● Given request
Only the pictures are omitted; repeat all other data exactly.
○ ○ ○ ○ ○ ○ ○
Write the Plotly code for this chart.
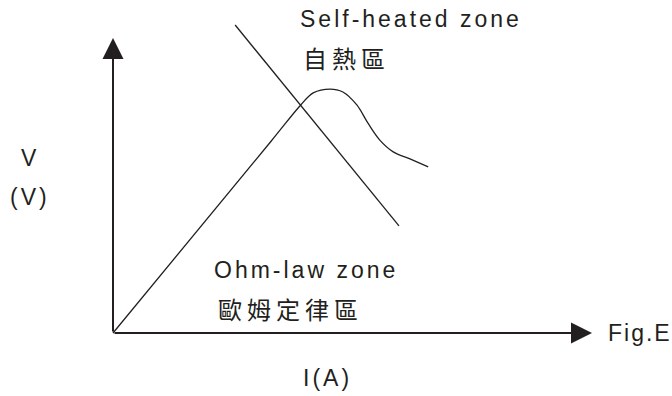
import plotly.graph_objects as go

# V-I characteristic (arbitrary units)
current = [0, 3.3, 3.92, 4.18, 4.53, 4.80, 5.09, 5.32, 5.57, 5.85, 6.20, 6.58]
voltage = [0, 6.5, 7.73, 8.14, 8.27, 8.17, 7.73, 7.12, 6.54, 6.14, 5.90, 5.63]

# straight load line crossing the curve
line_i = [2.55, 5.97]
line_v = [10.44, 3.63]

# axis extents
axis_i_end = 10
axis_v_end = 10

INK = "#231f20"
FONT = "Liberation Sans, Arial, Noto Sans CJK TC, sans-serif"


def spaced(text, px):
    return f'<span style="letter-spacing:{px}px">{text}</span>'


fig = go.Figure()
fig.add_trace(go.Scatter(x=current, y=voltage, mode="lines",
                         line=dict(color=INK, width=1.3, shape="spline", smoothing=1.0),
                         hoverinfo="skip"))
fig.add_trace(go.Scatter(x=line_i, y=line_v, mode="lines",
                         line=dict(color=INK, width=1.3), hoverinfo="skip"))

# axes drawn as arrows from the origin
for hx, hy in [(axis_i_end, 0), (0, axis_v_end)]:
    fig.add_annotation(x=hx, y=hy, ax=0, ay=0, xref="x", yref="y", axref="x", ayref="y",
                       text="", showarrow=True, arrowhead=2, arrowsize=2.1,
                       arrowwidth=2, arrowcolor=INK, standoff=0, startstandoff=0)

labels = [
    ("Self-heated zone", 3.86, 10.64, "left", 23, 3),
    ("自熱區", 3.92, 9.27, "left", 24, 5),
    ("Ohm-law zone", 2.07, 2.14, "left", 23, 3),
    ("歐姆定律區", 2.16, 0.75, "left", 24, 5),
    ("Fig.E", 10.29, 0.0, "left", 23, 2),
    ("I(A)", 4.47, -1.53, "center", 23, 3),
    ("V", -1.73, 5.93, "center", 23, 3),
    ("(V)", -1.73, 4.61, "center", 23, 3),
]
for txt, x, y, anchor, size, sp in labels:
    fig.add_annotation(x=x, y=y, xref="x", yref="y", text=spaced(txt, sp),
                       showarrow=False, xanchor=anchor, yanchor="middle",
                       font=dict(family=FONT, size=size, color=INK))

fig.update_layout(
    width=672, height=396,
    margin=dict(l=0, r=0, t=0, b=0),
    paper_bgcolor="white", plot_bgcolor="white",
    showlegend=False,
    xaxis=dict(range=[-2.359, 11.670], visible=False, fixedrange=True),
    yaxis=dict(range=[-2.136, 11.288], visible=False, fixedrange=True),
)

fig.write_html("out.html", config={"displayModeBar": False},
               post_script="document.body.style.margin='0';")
○ ○ ○ ○ ○ ○ ○
● Task response
Write the Plotly code for this chart.
import plotly.graph_objects as go

# V-I characteristic (arbitrary units)
current = [0, 3.3, 3.92, 4.18, 4.53, 4.80, 5.09, 5.32, 5.57, 5.85, 6.20, 6.58]
voltage = [0, 6.5, 7.73, 8.14, 8.27, 8.17, 7.73, 7.12, 6.54, 6.14, 5.90, 5.63]

# straight load line crossing the curve
line_i = [2.55, 5.97]
line_v = [10.44, 3.63]

# axis extents
axis_i_end = 10
axis_v_end = 10

INK = "#231f20"
FONT = "Liberation Sans, Arial, Noto Sans CJK TC, sans-serif"


def spaced(text, px):
    return f'<span style="letter-spacing:{px}px">{text}</span>'


fig = go.Figure()
fig.add_trace(go.Scatter(x=current, y=voltage, mode="lines",
                         line=dict(color=INK, width=1.3, shape="spline", smoothing=1.0),
                         hoverinfo="skip"))
fig.add_trace(go.Scatter(x=line_i, y=line_v, mode="lines",
                         line=dict(color=INK, width=1.3), hoverinfo="skip"))

# axes drawn as arrows from the origin
for hx, hy in [(axis_i_end, 0), (0, axis_v_end)]:
    fig.add_annotation(x=hx, y=hy, ax=0, ay=0, xref="x", yref="y", axref="x", ayref="y",
                       text="", showarrow=True, arrowhead=2, arrowsize=2.1,
                       arrowwidth=2, arrowcolor=INK, standoff=0, startstandoff=0)

labels = [
    ("Self-heated zone", 3.86, 10.64, "left", 23, 3),
    ("自熱區", 3.92, 9.27, "left", 24, 5),
    ("Ohm-law zone", 2.07, 2.14, "left", 23, 3),
    ("歐姆定律區", 2.16, 0.75, "left", 24, 5),
    ("Fig.E", 10.29, 0.0, "left", 23, 2),
    ("I(A)", 4.47, -1.53, "center", 23, 3),
    ("V", -1.73, 5.93, "center", 23, 3),
    ("(V)", -1.73, 4.61, "center", 23, 3),
]
for txt, x, y, anchor, size, sp in labels:
    fig.add_annotation(x=x, y=y, xref="x", yref="y", text=spaced(txt, sp),
                       showarrow=False, xanchor=anchor, yanchor="middle",
                       font=dict(family=FONT, size=size, color=INK))

fig.update_layout(
    width=672, height=396,
    margin=dict(l=0, r=0, t=0, b=0),
    paper_bgcolor="white", plot_bgcolor="white",
    showlegend=False,
    xaxis=dict(range=[-2.359, 11.670], visible=False, fixedrange=True),
    yaxis=dict(range=[-2.136, 11.288], visible=False, fixedrange=True),
)

fig.write_html("out.html", config={"displayModeBar": False},
               post_script="document.body.style.margin='0';")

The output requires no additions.